→ **The exercise**: Your task is to reproduce, verbatim and without pictures, the lines from the opening of the listing through the line containing "0.022, 0.013, 0.010]".

--------------------------------------------------

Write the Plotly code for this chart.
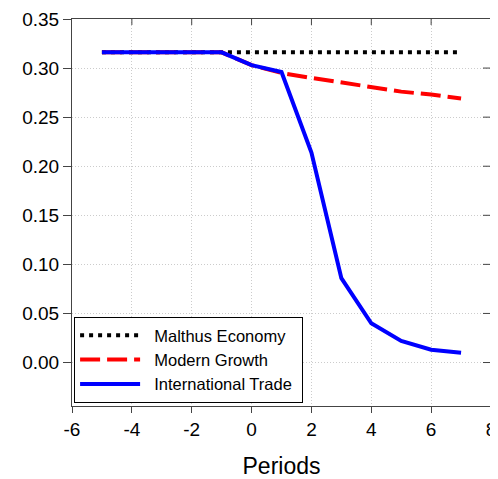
import plotly.graph_objects as go

periods = [-5, -4, -3, -2, -1, 0, 1, 2, 3, 4, 5, 6, 7]
malthus = [0.316] * 13
modern = [0.316, 0.316, 0.316, 0.316, 0.316, 0.303, 0.295, 0.290, 0.285, 0.280, 0.276, 0.273, 0.269]
trade = [0.316, 0.316, 0.316, 0.316, 0.316, 0.303, 0.296, 0.214, 0.086, 0.040, 0.022, 0.013, 0.010]

x_ticks = [-6, -4, -2, 0, 2, 4, 6, 8]
y_ticks = [0.00, 0.05, 0.10, 0.15, 0.20, 0.25, 0.30, 0.35]

FONT = "Liberation Sans, Arial, sans-serif"
NB = "\u00a0\u00a0"

fig = go.Figure()
fig.add_trace(go.Scatter(x=periods, y=malthus, mode="lines", name=NB + "Malthus Economy",
                         line=dict(color="black", width=4, dash="4px,5px")))
fig.add_trace(go.Scatter(x=periods, y=modern, mode="lines", name=NB + "Modern Growth",
                         line=dict(color="red", width=4, dash="20px,7px")))
fig.add_trace(go.Scatter(x=periods, y=trade, mode="lines", name=NB + "International Trade\u00a0",
                         line=dict(color="blue", width=4)))

xr = [-6, 8]
yr = [-0.0443, 0.35]
GRID = "#cccccc"
AX = "#444444"

W, H = 490, 471
M = dict(l=64, r=7, t=11, b=73)
plot_w = W - M["l"] - M["r"]
plot_h = H - M["t"] - M["b"]

# inward ticks on the top and right frame
shapes = []
for v in x_ticks[1:-1]:
    shapes.append(dict(type="line", xref="x", yref="paper", x0=v, x1=v,
                       y0=1, y1=1 - 6 / plot_h, line=dict(color=AX, width=1)))
for v in y_ticks[:-1]:
    shapes.append(dict(type="line", xref="paper", yref="y", y0=v, y1=v,
                       x0=1, x1=1 - 8 / plot_w, line=dict(color=AX, width=1)))

# the page body has an 8px margin, so the figure is offset by 8px
fig.update_layout(
    width=W, height=H,
    margin=M,
    paper_bgcolor="white", plot_bgcolor="white",
    font=dict(family=FONT, color="black"),
    showlegend=True,
    shapes=shapes,
    legend=dict(x=0.005, y=0.008, xanchor="left", yanchor="bottom",
                bgcolor="white", bordercolor="black", borderwidth=1,
                font=dict(size=16.5, family=FONT, color="black"),
                itemwidth=60, tracegroupgap=0),
    xaxis=dict(range=xr, tickvals=x_ticks, ticktext=[str(v) for v in x_ticks],
               ticks="outside", ticklen=6, tickcolor=AX, tickfont=dict(size=19),
               showline=True, linecolor=AX, linewidth=1, mirror=True,
               showgrid=True, gridcolor=GRID, griddash="1px,2px", gridwidth=1,
               zeroline=False, automargin=False,
               title=dict(text="Periods", font=dict(size=23), standoff=19)),
    yaxis=dict(range=yr, tickvals=y_ticks, ticktext=[f"{v:.2f}" for v in y_ticks],
               ticks="outside", ticklen=8, tickcolor=AX, tickfont=dict(size=19),
               showline=True, linecolor=AX, linewidth=1, mirror=True,
               showgrid=True, gridcolor=GRID, griddash="1px,2px", gridwidth=1,
               zeroline=False, automargin=False),
)

fig.write_html("out.html")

--------------------------------------------------

→ **Exercise response**:
Write the Plotly code for this chart.
import plotly.graph_objects as go

periods = [-5, -4, -3, -2, -1, 0, 1, 2, 3, 4, 5, 6, 7]
malthus = [0.316] * 13
modern = [0.316, 0.316, 0.316, 0.316, 0.316, 0.303, 0.295, 0.290, 0.285, 0.280, 0.276, 0.273, 0.269]
trade = [0.316, 0.316, 0.316, 0.316, 0.316, 0.303, 0.296, 0.214, 0.086, 0.040, 0.022, 0.013, 0.010]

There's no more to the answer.